Bien, je commence par ce dernier mot, qui est un peu un détail, mais la première question pour moi, c’est quand le documentaire s’arrête-t-il ? En 2005 ? Que s’est-il passé depuis dix ans ? 2005, ça me semble déjà loin. Pas de question sur la période Sarkozy. Pas de référence à la période Hollande. Peut-être par peur de pénétrer une chair trop fraîche (ce qui n’est pas forcément bête, loin de là) ? Mais j’ai eu l’impression que la réponse plus vraisemblable était que l’évidence s’imposait sur les années Sarkozy (débat sur l’identité nationale, karcher, tout ça). Je trouve ça dommage, dans la mesure où ce que j’aime dans ce genre d’exercice, c’est justement quand il dépasse un peu l’évidence, et fournit des réponses concrètes. Le plan « Espoir Banlieue », ça a foiré ou pas ? Et même si c’est évident que ça a foiré, comment, pourquoi ? Quid des évolutions plus récentes?  De l'amoindrissement des services publics ? De la montée du front national au sein même des quartiers populaires ? Et du débat grandissant entre « banlieues urbaines » et « banlieues rurales » (qui, je crois, existait moins auparavant) ? A mes yeux, c’est ça aussi, l’Après.

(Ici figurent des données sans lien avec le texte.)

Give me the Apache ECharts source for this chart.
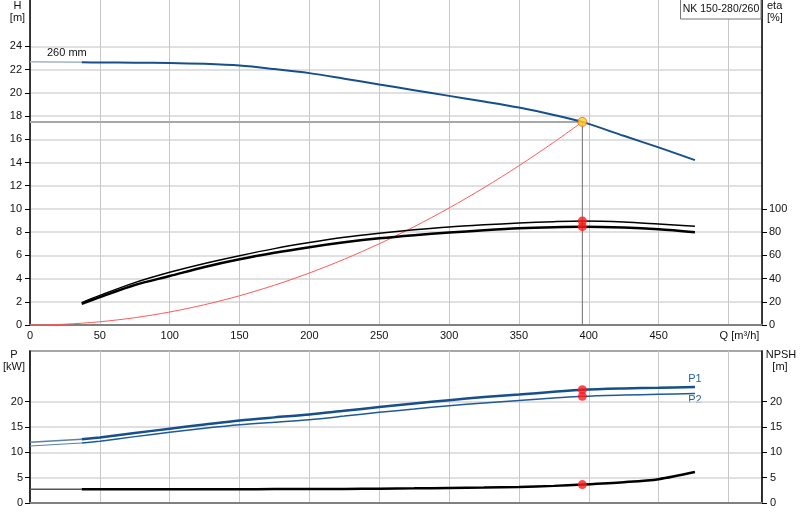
<!DOCTYPE html>
<html>
<head>
<meta charset="utf-8">
<script src="https://cdn.jsdelivr.net/npm/echarts@6/dist/echarts.min.js"></script>
<style>
html,body{margin:0;padding:0;background:#fff;}
#chart{width:800px;height:520px;}
</style>
</head>
<body>
<div id="chart"></div>
<script>
// pump curve NK 150-280/260
var qAxisTicks = [0, 50, 100, 150, 200, 250, 300, 350, 400, 450, 500];
var headTicks = [0, 2, 4, 6, 8, 10, 12, 14, 16, 18, 20, 22, 24];
var etaTicks = [0, 20, 40, 60, 80, 100];
var powerTicks = [0, 5, 10, 15, 20];

// operating point
var opQ = 395.4;
var opH = 17.5;
var opEta = [89.6, 84.7];
var opP = [22.36, 21.05];
var opNpsh = 3.63;

// flows for the curves inside the allowed range (37 .. 476 m3/h)
var qMain = [37, 50, 75, 100, 125, 150, 175, 200, 225, 250, 275, 300, 325, 350, 375, 395.4, 425, 450, 476];

// head curve (thin light part below min flow + main part)
var qExt = [0, 37];
var headExt = [22.67, 22.63];
var head = [22.63, 22.62, 22.6, 22.58, 22.5, 22.35, 22.05, 21.7, 21.22, 20.72, 20.23, 19.74, 19.25, 18.73, 18.1, 17.5, 16.3, 15.3, 14.2];

// system curve
var qSys = [0, 25, 50, 75, 100, 125, 150, 175, 200, 225, 250, 275, 300, 325, 350, 375, 395.4];
var hSys = [0, 0.07, 0.28, 0.63, 1.12, 1.75, 2.52, 3.43, 4.48, 5.67, 7.0, 8.47, 10.08, 11.83, 13.72, 15.75, 17.5];

// efficiency
var etaUpper = [19.3, 25.5, 36.5, 45.4, 53, 59.7, 65.8, 71, 75.5, 79, 82, 84.5, 86.3, 87.8, 89, 89.6, 88.8, 87, 85];
var etaLower = [18.3, 24, 34.5, 42.2, 50, 56.6, 62.2, 67, 71.2, 74.7, 77.4, 79.6, 81.6, 83.3, 84.3, 84.7, 84, 82.5, 79.9];

// power P1 / P2
var p1Ext = [11.97, 12.56];
var p2Ext = [11.25, 11.84];
var p1 = [12.56, 12.95, 13.8, 14.67, 15.5, 16.3, 16.9, 17.45, 18.2, 18.94, 19.65, 20.3, 20.9, 21.4, 21.95, 22.36, 22.62, 22.75, 22.9];
var p2 = [11.84, 12.2, 13.1, 13.95, 14.75, 15.45, 15.95, 16.45, 17.15, 17.89, 18.55, 19.2, 19.75, 20.25, 20.7, 21.05, 21.3, 21.45, 21.6];

// NPSH
var npshExt = [2.7, 2.7];
var npsh = [2.7, 2.7, 2.71, 2.72, 2.72, 2.73, 2.74, 2.75, 2.78, 2.83, 2.89, 2.97, 3.06, 3.18, 3.38, 3.63, 4.1, 4.7, 6.1];

function pairs(xs, ys){
    var out = [];
    for(var i=0;i<xs.length;i++){
        out.push([xs[i], ys[i]]);
    }
    return out;
}

var FONT = 'Liberation Sans, Arial, sans-serif';
var hGrid = {show:true, lineStyle:{color:'#d6d6d6', width:1.5}};
var vGrid = {show:true, lineStyle:{color:'#c8c8c8', width:1}};

var myChart = echarts.init(document.getElementById('chart'));

function line(x, y, xi, yi, color, width){
    return {
        type:'line', xAxisIndex:xi, yAxisIndex:yi,
        data:pairs(x, y), showSymbol:false, smooth:0.3,
        lineStyle:{color:color, width:width}, z:3
    };
}

function label(x, y, text, align, color){
    return {type:'text', x:x, y:y, style:{text:text, align:align, verticalAlign:'middle',
        font:'11px Liberation Sans', fill:color || '#111'}};
}

myChart.setOption({
    animation:false,
    grid:[
        {left:30, right:38, top:0, height:325},
        {left:30, right:38, top:351, height:152, show:true, borderColor:'#8a8a8a', borderWidth:1.5}
    ],
    xAxis:[
        {
            type:'value', gridIndex:0, min:0, max:524, interval:50,
            axisLine:{lineStyle:{color:'#808080', width:2}},
            axisTick:{show:false},
            axisLabel:{
                customValues:qAxisTicks, margin:5,
                fontFamily:FONT, fontSize:11, color:'#111',
                formatter:function(v){ return v === 500 ? '{q|Q [m³/h]}' : v; },
                rich:{q:{fontFamily:FONT, fontSize:11, color:'#111', padding:[0,0,0,22]}}
            },
            splitLine:vGrid
        },
        {
            type:'value', gridIndex:1, min:0, max:524, interval:50,
            axisLine:{lineStyle:{color:'#808080', width:2}},
            axisTick:{show:false}, axisLabel:{show:false},
            splitLine:vGrid
        }
    ],
    yAxis:[
        {
            type:'value', gridIndex:0, min:0, max:28, interval:2,
            axisLine:{show:true, lineStyle:{color:'#000', width:1.5}},
            axisTick:{show:true, length:5, customValues:headTicks, lineStyle:{color:'#000'}},
            axisLabel:{customValues:headTicks, fontFamily:FONT, fontSize:11, color:'#111'},
            splitLine:hGrid
        },
        {
            type:'value', gridIndex:0, position:'right', min:0, max:280, interval:20,
            axisLine:{show:true, lineStyle:{color:'#000', width:1.5}},
            axisTick:{show:true, length:5, customValues:etaTicks, lineStyle:{color:'#000'}},
            axisLabel:{customValues:etaTicks, margin:7, fontFamily:FONT, fontSize:11, color:'#111'},
            splitLine:{show:false}
        },
        {
            type:'value', gridIndex:1, min:0, max:30, interval:5,
            axisLine:{show:true, lineStyle:{color:'#000', width:1.5}},
            axisTick:{show:true, length:5, customValues:powerTicks, lineStyle:{color:'#000'}},
            axisLabel:{customValues:powerTicks, margin:7, fontFamily:FONT, fontSize:11, color:'#111'},
            splitLine:hGrid
        },
        {
            type:'value', gridIndex:1, position:'right', min:0, max:30, interval:5,
            axisLine:{show:true, lineStyle:{color:'#000', width:1.5}},
            axisTick:{show:true, length:5, customValues:powerTicks, lineStyle:{color:'#000'}},
            axisLabel:{customValues:powerTicks, margin:8, fontFamily:FONT, fontSize:11, color:'#111'},
            splitLine:{show:false}
        }
    ],
    series:[
        // helper lines to the operating point
        {type:'line', xAxisIndex:0, yAxisIndex:0, data:[[0, opH],[opQ, opH]], showSymbol:false,
            lineStyle:{color:'#a8a8a8', width:2}, z:2},
        {type:'line', xAxisIndex:0, yAxisIndex:0, data:[[opQ, opH],[opQ, 0]], showSymbol:false,
            lineStyle:{color:'#6e6e6e', width:1}, z:2},
        line(qExt, headExt, 0, 0, '#a3b4cb', 1.5),
        line(qMain, head, 0, 0, '#164f8c', 2),
        line(qSys, hSys, 0, 0, '#ff5a5a', 1),
        line(qMain, etaUpper, 0, 1, '#000', 1.5),
        line(qMain, etaLower, 0, 1, '#000', 2.5),
        line(qExt, p1Ext, 1, 2, '#5d7fa8', 1.5),
        line(qExt, p2Ext, 1, 2, '#5d7fa8', 1.2),
        line(qMain, p1, 1, 2, '#154f8c', 2.5),
        line(qMain, p2, 1, 2, '#1f5a96', 1.5),
        line(qExt, npshExt, 1, 3, '#555', 1.5),
        line(qMain, npsh, 1, 3, '#000', 2.5),
        {type:'scatter', xAxisIndex:0, yAxisIndex:1, symbolSize:9, z:6,
            itemStyle:{color:'#ff1a1a'}, data:[[opQ, opEta[0]],[opQ, opEta[1]]]},
        {type:'scatter', xAxisIndex:0, yAxisIndex:0, symbolSize:9, z:6,
            itemStyle:{color:'#ffd21f', borderColor:'#f05a1e', borderWidth:1}, data:[[opQ, opH]]},
        {type:'scatter', xAxisIndex:1, yAxisIndex:2, symbolSize:9, z:6,
            itemStyle:{color:'#ff1a1a'}, data:[[opQ, opP[0]],[opQ, opP[1]]]},
        {type:'scatter', xAxisIndex:1, yAxisIndex:3, symbolSize:9, z:6,
            itemStyle:{color:'#ff1a1a'}, data:[[opQ, opNpsh]]}
    ],
    graphic:[
        label(17.5, 6, 'H', 'center'),
        label(17.5, 18, '[m]', 'center'),
        label(767, 6, 'eta', 'left'),
        label(767, 18, '[%]', 'left'),
        label(47, 53, '260 mm', 'left'),
        {type:'rect', shape:{x:680.5, y:-1, width:80.5, height:20}, style:{fill:'#fff', stroke:'#777', lineWidth:1}, z:10},
        {type:'text', x:721, y:9.5, z:11, style:{text:'NK 150-280/260', align:'center', verticalAlign:'middle',
            font:'10.5px Liberation Sans', fill:'#111'}},
        label(14, 355, 'P', 'center'),
        label(14, 367, '[kW]', 'center'),
        label(781, 355, 'NPSH', 'center'),
        label(780, 367, '[m]', 'center'),
        label(695, 379, 'P1', 'center', '#2a5f9e'),
        label(695, 400, 'P2', 'center', '#2a5f9e')
    ]
});
</script>
</body>
</html>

Du coup, on se retrouve face à un documentaire de très bonne facture, bien fait, mais qui semble refuser d’aller au bout de sa logique, c'est-à-dire de confronter la revendication simple formulée dans les années 1980 (« Acceptez-nous ») à la situation extrêmement complexe actuelle. Parce que finalement, l’analyse du déplacement du débat vers des questions identitaires et religieuses, on commence à en avoir entendu parler. C’est l’actuel qu’on ne voit plus, ou bien à travers des lunettes grossissantes et déformantes que le documentaire tente de nous enlever. Alors le manque de recul empêche certainement de toute manière d’avoir une vision claire de l’évolution des quartiers populaires depuis 10 ans ; mais même si c’est du « More of the Same », on voudrait le voir, le sentir, le comprendre.

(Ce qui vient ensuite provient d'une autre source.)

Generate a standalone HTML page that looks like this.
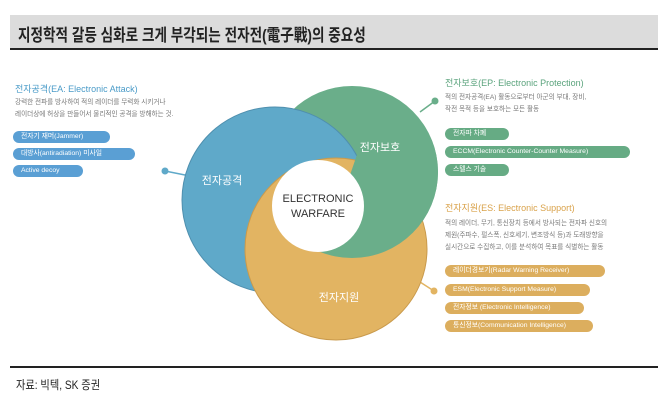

Les héritiers de la gauche.
Du coup, que reste-t-il ? Si j’étais méchant, je dirais que ce documentaire ne m’a rien appris. Une analyse classique sur l’échec de SOS Racisme, la polarisation du débat identitaire, la peur grandissante de l’islam, j’ai l’impression d’en avoir bouffé au p’tit dej’ depuis dix ans. Ce à quoi les réalisateurs répondront que ce n’est pas le cas des populations des quartiers populaires, qui auront accès à un discours qui tranche avec le brouhaha médiatique sur les banlieues. Mais du coup, le documentaire pourrait un peu devenir un 'réconfort' (à défaut d'un meilleur terme) pour une population qui en a marre (sans doute à raison) de voir des reportages sur la violence urbaine et la drogue dans les halls d’immeuble. Mais je ne suis vraiment pas certain que le pékin moyen français y trouve son compte. Il verra de très belles idées, des réalités, des analyses, des contre-exemples qui tranchent avec le couplet sur le gamin qui brûle des voitures. Mais il verra surtout le discours qui l’accompagne, et qui est le même depuis 30 ans. Un discours plutôt vrai, volontariste, de gauche, sur l’intégration, ses obstacles que sont le racisme, la ségrégation sociale et spatiale.  Mais je pense que les déjà convaincus en sortiront encore plus convaincus. Et que ceux qui pensent que ce genre de propos appartient aux « bobo-parigo-socialo-mondialistes » en sortiront sans bouger d’un iota sur leur position.
Pourtant, le documentaire introduit quelques idées originales, mais qui sont à mon goût encore trop peu nombreuses pour prétendre dépasser les lignes classiques du discours ressassé sur l’intégration. Un jeune ingénieur, qui ne trouve pas de boulot « alors qu’il est major de promo », commence par décrire sa situation compliquée de chômeur, à témoigner de son expérience personnelle, et termine sur une réflexion fondamentale : la ségrégation raciale, territoriale, est couplée d’une ségrégation de l’information, du réseau, de l’accès à l’information.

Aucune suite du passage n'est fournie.